Simple means getting rid of extra words. Don’t write, “He was very happy” when you can write “He was happy.” You think the word “very” adds something. It doesn’t. Prune your sentences.
Humor writing is a lot like business writing. It needs to be simple. The main difference is in the choice of words. For humor, don’t say “drink” when you can say “swill.”
Your first sentence needs to grab the reader. Go back and read my first sentence to this post. I rewrote it a dozen times. It makes you curious. That’s the key.
Write short sentences. Avoid putting multiple thoughts in one sentence. Readers aren’t as smart as you’d think.
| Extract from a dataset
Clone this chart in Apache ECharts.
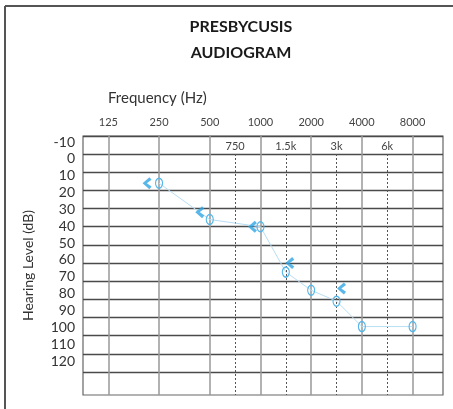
<!DOCTYPE html>
<html>
<head>
<meta charset="utf-8">
<script src="https://cdn.jsdelivr.net/npm/echarts@6/dist/echarts.min.js"></script>
<style>
html,body{margin:0;padding:0;background:#fff;}
#chart{width:453px;height:409px;}
</style>
</head>
<body>
<div id="chart"></div>
<script>
// ---- data ----
const freqLabels = ['125', '250', '500', '1000', '2000', '4000', '8000'];
const midLabels = ['750', '1.5k', '3k', '6k'];
const dbTicks = [-10, 0, 10, 20, 30, 40, 50, 60, 70, 80, 90, 100, 110, 120];
const airFreq = ['250', '500', '1000', '1.5k', '2000', '3k', '4000', '8000'];
const airDb = [16, 36, 40, 65, 75, 81, 95, 95];
const boneFreq = ['250', '500', '1000', '1.5k', '3k'];
const boneDb = [16, 32, 40, 60, 74];
// style: horizontal pixel shift of the bone markers
const boneShiftPx = [-12, -10, -8, 4, 5];

function pos(label) {
  const i = freqLabels.indexOf(label);
  if (i >= 0) return i;
  return midLabels.indexOf(label) + 2.5;
}
const mainTicks = freqLabels.map((_, i) => i);
const midTicks = midLabels.map((_, i) => i + 2.5);

const FONT = 'Lato';
const chart = echarts.init(document.getElementById('chart'));
chart.setOption({
  animation: false,
  backgroundColor: '#fff',
  title: [{
    text: 'PRESBYCUSIS\nAUDIOGRAM',
    left: 241, top: 14, textAlign: 'center', padding: 0,
    textStyle: { fontFamily: FONT, fontWeight: 'bold', fontSize: 16, lineHeight: 26, color: '#1a1a1a' }
  }, {
    text: 'Frequency (Hz)',
    left: 108, top: 91, padding: 0,
    textStyle: { fontFamily: FONT, fontWeight: 'normal', fontSize: 15, color: '#333' }
  }],
  graphic: [
    { type: 'line', shape: { x1: 5, y1: 6, x2: 453, y2: 6 }, style: { stroke: '#555', lineWidth: 2 } },
    { type: 'line', shape: { x1: 5, y1: 6, x2: 5, y2: 409 }, style: { stroke: '#555', lineWidth: 2 } }
  ],
  grid: [
    { left: 83, top: 136, width: 360, height: 259, show: true, borderColor: '#666', borderWidth: 1.2, backgroundColor: 'transparent' },
    { left: 83, top: 154, width: 360, height: 241, show: false }
  ],
  xAxis: [{
    gridIndex: 0, type: 'value', position: 'top', min: -0.5, max: 6.6,
    axisLine: { show: false },
    axisTick: { show: false, customValues: mainTicks },
    axisLabel: { customValues: mainTicks, margin: 8, fontFamily: FONT, fontSize: 11, color: '#444',
      formatter: v => freqLabels[Math.round(v)] },
    splitLine: { show: true, customValues: mainTicks, lineStyle: { color: '#999', width: 1.5 } }
  }, {
    gridIndex: 1, type: 'value', position: 'top', min: -0.5, max: 6.6,
    axisLine: { show: false },
    axisTick: { show: false, customValues: midTicks },
    axisLabel: { customValues: midTicks, margin: 2, fontFamily: FONT, fontSize: 11, color: '#444',
      formatter: v => midLabels[Math.round(v - 2.5)] },
    splitLine: { show: true, customValues: midTicks, lineStyle: { color: '#555', width: 1, type: [2, 2] } }
  }],
  yAxis: [{
    gridIndex: 0, type: 'value', inverse: true, min: -10, max: 132.7, interval: 10,
    axisLine: { show: false },
    axisTick: { show: false, customValues: dbTicks },
    axisLabel: { show: false },
    splitLine: { show: true, customValues: dbTicks, lineStyle: { color: '#4a4a4a', width: 1.3 } }
  }, {
    gridIndex: 0, type: 'value', inverse: true, min: -13.56, max: 140.18,
    position: 'left',
    name: 'Hearing Level (dB)', nameLocation: 'middle', nameGap: 48, nameRotate: 90,
    nameTextStyle: { fontFamily: FONT, fontSize: 14, color: '#333' },
    axisLine: { show: false },
    axisTick: { show: false, customValues: dbTicks },
    axisLabel: { customValues: dbTicks, margin: 8, fontFamily: FONT, fontSize: 14, color: '#333' },
    splitLine: { show: false }
  }, {
    gridIndex: 1, type: 'value', min: 0, max: 1, show: false
  }],
  series: [{
    type: 'line', xAxisIndex: 0, yAxisIndex: 0,
    data: airFreq.map((f, i) => [pos(f), airDb[i]]),
    symbol: 'circle', symbolSize: [7, 10], showSymbol: true,
    itemStyle: { color: 'rgba(255,255,255,0)', borderColor: '#55b6ea', borderWidth: 1.3 },
    lineStyle: { color: '#b8def4', width: 1 },
    z: 3
  }, {
    type: 'scatter', xAxisIndex: 0, yAxisIndex: 0,
    data: boneFreq.map((f, i) => ({ value: [pos(f), boneDb[i]], symbolOffset: [boneShiftPx[i], 0] })),
    symbol: 'path://M8,0 L0,5.5 L8,11 L10.5,8.6 L5,5.5 L10.5,2.4 Z',
    symbolSize: [9, 12],
    itemStyle: { color: '#2fa6e4' },
    z: 4
  }]
});
</script>
</body>
</html>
Learn how brains organize ideas. Readers comprehend “the boy hit the ball” quicker than “the ball was hit by the boy.” Both sentences mean the same, but it’s easier to imagine the object (the boy) before the action (the hitting). All brains work that way. (Notice I didn’t say, “That is the way all brains work”?)
That’s it. You just learned 80% of the rules of good writing. You’re welcome.
“Don’t Try”
After years of toiling away for nothing, Bukowski’s writing finally started getting noticed. He became an overnight success except that overnight meant 30 years of fluttering consistency.
Very few people achieve overnight success that lasts. Diligence and persistence are often considered prerequisites to success, and they are. Bukowski himself hustled for well over three decades to get what he wanted since he was teenager getting knocked around at school and at home by his dad.
That is why it is baffling to know what his gravestone reads —“Don’t Try.” A message that on the surface seems exactly opposite to what he actually did to make his mark as a writer.